• WHAT TO WORK ON:
Copy the data below exactly, omitting any picture it contains.

• INFORMATION SUPPLIED:
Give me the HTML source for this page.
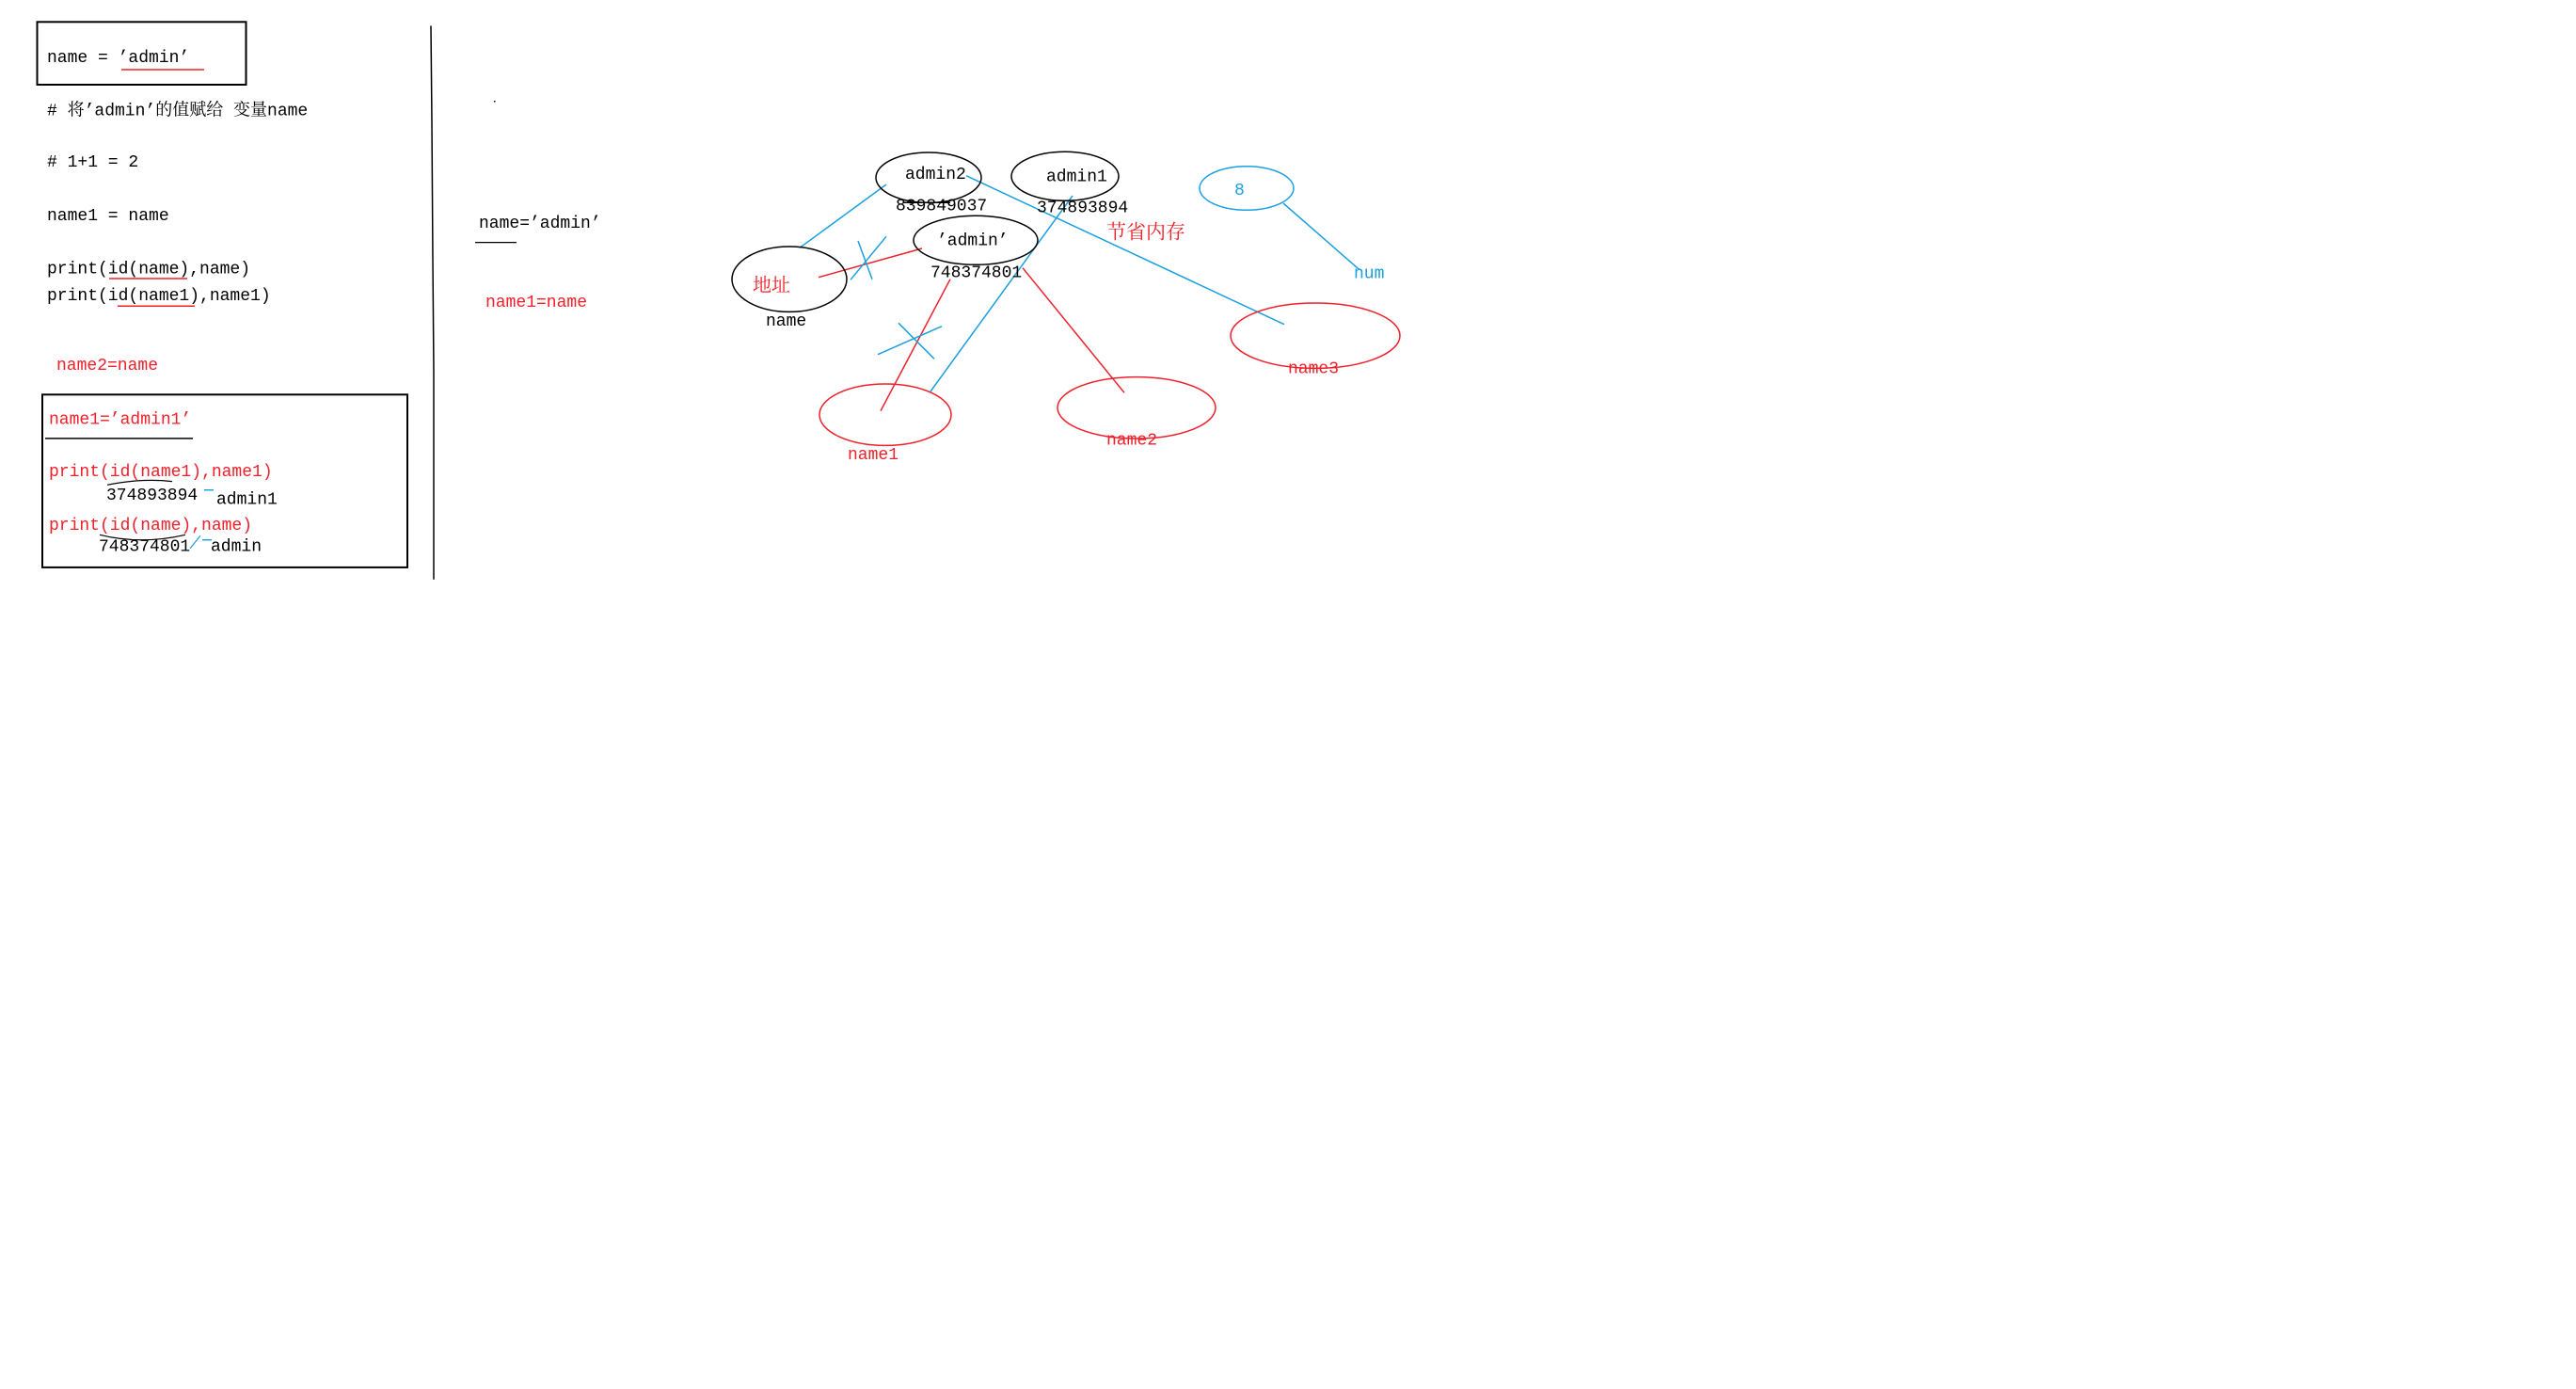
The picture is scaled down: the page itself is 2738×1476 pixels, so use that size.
<!DOCTYPE html>
<html><head><meta charset="utf-8"><style>
html,body{margin:0;padding:0;background:#fff;width:2738px;height:1476px;overflow:hidden}
svg{display:block}
text{font-family:"Liberation Mono","Noto Serif CJK SC",monospace;font-size:18px}
.k{fill:#000}.r{fill:#f0202a}.b{fill:#1aa0e0}
</style></head><body>
<svg width="2738" height="1476" viewBox="0 0 2738 1476">
<g>
<rect x="39.5" y="23.3" width="222" height="66.7" fill="none" stroke="#000" stroke-width="2"/>
<text class="k" x="50" y="65.8">name = ’admin’</text>
<line x1="129" y1="74" x2="217" y2="74" stroke="#f0202a" stroke-width="1.5"/>
<text class="k" x="50" y="122.4"># 将’admin’的值赋给 变量name</text>
<text class="k" x="50" y="177.2"># 1+1 = 2</text>
<text class="k" x="50" y="233.9">name1 = name</text>
<text class="k" x="50" y="290.5">print(id(name),name)</text>
<line x1="116" y1="296" x2="199" y2="296" stroke="#f0202a" stroke-width="1.5"/>
<text class="k" x="50" y="318.8">print(id(name1),name1)</text>
<line x1="125" y1="325.2" x2="207" y2="325.2" stroke="#f0202a" stroke-width="1.5"/>
<text class="r" x="60" y="392.8">name2=name</text>
<rect x="45" y="419.3" width="388" height="183.6" fill="none" stroke="#000" stroke-width="2"/>
<text class="r" x="52" y="450.4">name1=’admin1’</text>
<line x1="48" y1="465.9" x2="205" y2="465.9" stroke="#000" stroke-width="1.5"/>
<text class="r" x="52" y="506.1">print(id(name1),name1)</text>
<text class="k" x="113" y="530.8">374893894</text>
<path d="M114 515.3 Q150 508 183 511.6" fill="none" stroke="#000" stroke-width="1.2"/>
<line x1="217" y1="520.7" x2="227" y2="520.7" stroke="#1aa0e0" stroke-width="1.5"/>
<text class="k" x="230" y="535.4">admin1</text>
<text class="r" x="52" y="562.8">print(id(name),name)</text>
<path d="M106 568.3 Q150 579.2 197 568.3" fill="none" stroke="#000" stroke-width="1.2"/>
<text class="k" x="105" y="585.6">748374801</text>
<line x1="202" y1="582.9" x2="213" y2="569.2" stroke="#1aa0e0" stroke-width="1.2"/>
<line x1="215" y1="573.7" x2="225" y2="573.7" stroke="#1aa0e0" stroke-width="1.5"/>
<text class="k" x="224" y="585.6">admin</text>
</g>
<path d="M458 27.4 L459 128 L460 274 L461 393 L461 615.8" fill="none" stroke="#000" stroke-width="1.5"/>
<g>
<text class="k" x="509" y="242.1">name=’admin’</text>
<line x1="505" y1="257.6" x2="549" y2="257.6" stroke="#000" stroke-width="1.2"/>
<text class="r" x="516" y="326.2">name1=name</text>
<rect x="525" y="107" width="1.5" height="1.5" fill="#000"/>
</g>
<g>
<g stroke-width="1.5" fill="none">
<line x1="942" y1="196" x2="850" y2="263.3" stroke="#1aa0e0"/>
<line x1="870" y1="294.7" x2="980" y2="264" stroke="#f0202a"/>
<line x1="942" y1="251.3" x2="904" y2="297.3" stroke="#1aa0e0"/>
<line x1="912" y1="256" x2="927" y2="296.7" stroke="#1aa0e0"/>
<line x1="1027" y1="186.7" x2="1365" y2="344.7" stroke="#1aa0e0"/>
<line x1="1140" y1="208" x2="989" y2="416" stroke="#1aa0e0"/>
<line x1="1364" y1="216" x2="1445" y2="286.7" stroke="#1aa0e0"/>
<line x1="1010" y1="296.7" x2="936" y2="436.7" stroke="#f0202a"/>
<line x1="1087" y1="284.7" x2="1195" y2="417.3" stroke="#f0202a"/>
<line x1="933" y1="376.7" x2="1001" y2="346.7" stroke="#1aa0e0"/>
<line x1="955" y1="343.3" x2="993" y2="381.3" stroke="#1aa0e0"/>
<ellipse cx="987" cy="188.7" rx="56" ry="26.7" stroke="#000"/>
<ellipse cx="1132" cy="187.3" rx="57" ry="26" stroke="#000"/>
<ellipse cx="1325" cy="200" rx="50" ry="23.3" stroke="#1aa0e0"/>
<ellipse cx="1037" cy="255.3" rx="66" ry="26" stroke="#000"/>
<ellipse cx="839" cy="296.7" rx="61" ry="34.7" stroke="#000"/>
<ellipse cx="941" cy="440.7" rx="70" ry="32.7" stroke="#f0202a"/>
<ellipse cx="1208" cy="433.3" rx="84" ry="32.7" stroke="#f0202a"/>
<ellipse cx="1398" cy="356.7" rx="90" ry="34.7" stroke="#f0202a"/>
<line x1="960" y1="215.3" x2="1010" y2="215.3" stroke="#000"/>
</g>
<text class="k" x="962" y="190">admin2</text>
<text class="k" x="952" y="223.3">839849037</text>
<text class="k" x="1112" y="192.7">admin1</text>
<text class="k" x="1102" y="225.3">374893894</text>
<text class="b" x="1312" y="207" style="font-size:18px">8</text>
<text class="r" x="1176" y="253.3" style="font-size:21px">节省内存</text>
<text class="k" x="996" y="260.7">’admin’</text>
<text class="k" x="989" y="294.7">748374801</text>
<text class="r" x="800" y="309.3" style="font-size:20px">地址</text>
<text class="k" x="814" y="346">name</text>
<text class="b" x="1439" y="295.3">num</text>
<text class="r" x="901" y="488">name1</text>
<text class="r" x="1176" y="472.7">name2</text>
<text class="r" x="1369" y="396.7">name3</text>
</g>
</svg>
</body></html>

• EXERCISE ANSWER:
Give me the HTML source for this page.
The picture is scaled down: the page itself is 2738×1476 pixels, so use that size.
<!DOCTYPE html>
<html><head><meta charset="utf-8"><style>
html,body{margin:0;padding:0;background:#fff;width:2738px;height:1476px;overflow:hidden}
svg{display:block}
text{font-family:"Liberation Mono","Noto Serif CJK SC",monospace;font-size:18px}
.k{fill:#000}.r{fill:#f0202a}.b{fill:#1aa0e0}
</style></head><body>
<svg width="2738" height="1476" viewBox="0 0 2738 1476">
<g>
<rect x="39.5" y="23.3" width="222" height="66.7" fill="none" stroke="#000" stroke-width="2"/>
<text class="k" x="50" y="65.8">name = ’admin’</text>
<line x1="129" y1="74" x2="217" y2="74" stroke="#f0202a" stroke-width="1.5"/>
<text class="k" x="50" y="122.4"># 将’admin’的值赋给 变量name</text>
<text class="k" x="50" y="177.2"># 1+1 = 2</text>
<text class="k" x="50" y="233.9">name1 = name</text>
<text class="k" x="50" y="290.5">print(id(name),name)</text>
<line x1="116" y1="296" x2="199" y2="296" stroke="#f0202a" stroke-width="1.5"/>
<text class="k" x="50" y="318.8">print(id(name1),name1)</text>
<line x1="125" y1="325.2" x2="207" y2="325.2" stroke="#f0202a" stroke-width="1.5"/>
<text class="r" x="60" y="392.8">name2=name</text>
<rect x="45" y="419.3" width="388" height="183.6" fill="none" stroke="#000" stroke-width="2"/>
<text class="r" x="52" y="450.4">name1=’admin1’</text>
<line x1="48" y1="465.9" x2="205" y2="465.9" stroke="#000" stroke-width="1.5"/>
<text class="r" x="52" y="506.1">print(id(name1),name1)</text>
<text class="k" x="113" y="530.8">374893894</text>
<path d="M114 515.3 Q150 508 183 511.6" fill="none" stroke="#000" stroke-width="1.2"/>
<line x1="217" y1="520.7" x2="227" y2="520.7" stroke="#1aa0e0" stroke-width="1.5"/>
<text class="k" x="230" y="535.4">admin1</text>
<text class="r" x="52" y="562.8">print(id(name),name)</text>
<path d="M106 568.3 Q150 579.2 197 568.3" fill="none" stroke="#000" stroke-width="1.2"/>
<text class="k" x="105" y="585.6">748374801</text>
<line x1="202" y1="582.9" x2="213" y2="569.2" stroke="#1aa0e0" stroke-width="1.2"/>
<line x1="215" y1="573.7" x2="225" y2="573.7" stroke="#1aa0e0" stroke-width="1.5"/>
<text class="k" x="224" y="585.6">admin</text>
</g>
<path d="M458 27.4 L459 128 L460 274 L461 393 L461 615.8" fill="none" stroke="#000" stroke-width="1.5"/>
<g>
<text class="k" x="509" y="242.1">name=’admin’</text>
<line x1="505" y1="257.6" x2="549" y2="257.6" stroke="#000" stroke-width="1.2"/>
<text class="r" x="516" y="326.2">name1=name</text>
<rect x="525" y="107" width="1.5" height="1.5" fill="#000"/>
</g>
<g>
<g stroke-width="1.5" fill="none">
<line x1="942" y1="196" x2="850" y2="263.3" stroke="#1aa0e0"/>
<line x1="870" y1="294.7" x2="980" y2="264" stroke="#f0202a"/>
<line x1="942" y1="251.3" x2="904" y2="297.3" stroke="#1aa0e0"/>
<line x1="912" y1="256" x2="927" y2="296.7" stroke="#1aa0e0"/>
<line x1="1027" y1="186.7" x2="1365" y2="344.7" stroke="#1aa0e0"/>
<line x1="1140" y1="208" x2="989" y2="416" stroke="#1aa0e0"/>
<line x1="1364" y1="216" x2="1445" y2="286.7" stroke="#1aa0e0"/>
<line x1="1010" y1="296.7" x2="936" y2="436.7" stroke="#f0202a"/>
<line x1="1087" y1="284.7" x2="1195" y2="417.3" stroke="#f0202a"/>
<line x1="933" y1="376.7" x2="1001" y2="346.7" stroke="#1aa0e0"/>
<line x1="955" y1="343.3" x2="993" y2="381.3" stroke="#1aa0e0"/>
<ellipse cx="987" cy="188.7" rx="56" ry="26.7" stroke="#000"/>
<ellipse cx="1132" cy="187.3" rx="57" ry="26" stroke="#000"/>
<ellipse cx="1325" cy="200" rx="50" ry="23.3" stroke="#1aa0e0"/>
<ellipse cx="1037" cy="255.3" rx="66" ry="26" stroke="#000"/>
<ellipse cx="839" cy="296.7" rx="61" ry="34.7" stroke="#000"/>
<ellipse cx="941" cy="440.7" rx="70" ry="32.7" stroke="#f0202a"/>
<ellipse cx="1208" cy="433.3" rx="84" ry="32.7" stroke="#f0202a"/>
<ellipse cx="1398" cy="356.7" rx="90" ry="34.7" stroke="#f0202a"/>
<line x1="960" y1="215.3" x2="1010" y2="215.3" stroke="#000"/>
</g>
<text class="k" x="962" y="190">admin2</text>
<text class="k" x="952" y="223.3">839849037</text>
<text class="k" x="1112" y="192.7">admin1</text>
<text class="k" x="1102" y="225.3">374893894</text>
<text class="b" x="1312" y="207" style="font-size:18px">8</text>
<text class="r" x="1176" y="253.3" style="font-size:21px">节省内存</text>
<text class="k" x="996" y="260.7">’admin’</text>
<text class="k" x="989" y="294.7">748374801</text>
<text class="r" x="800" y="309.3" style="font-size:20px">地址</text>
<text class="k" x="814" y="346">name</text>
<text class="b" x="1439" y="295.3">num</text>
<text class="r" x="901" y="488">name1</text>
<text class="r" x="1176" y="472.7">name2</text>
<text class="r" x="1369" y="396.7">name3</text>
</g>
</svg>
</body></html>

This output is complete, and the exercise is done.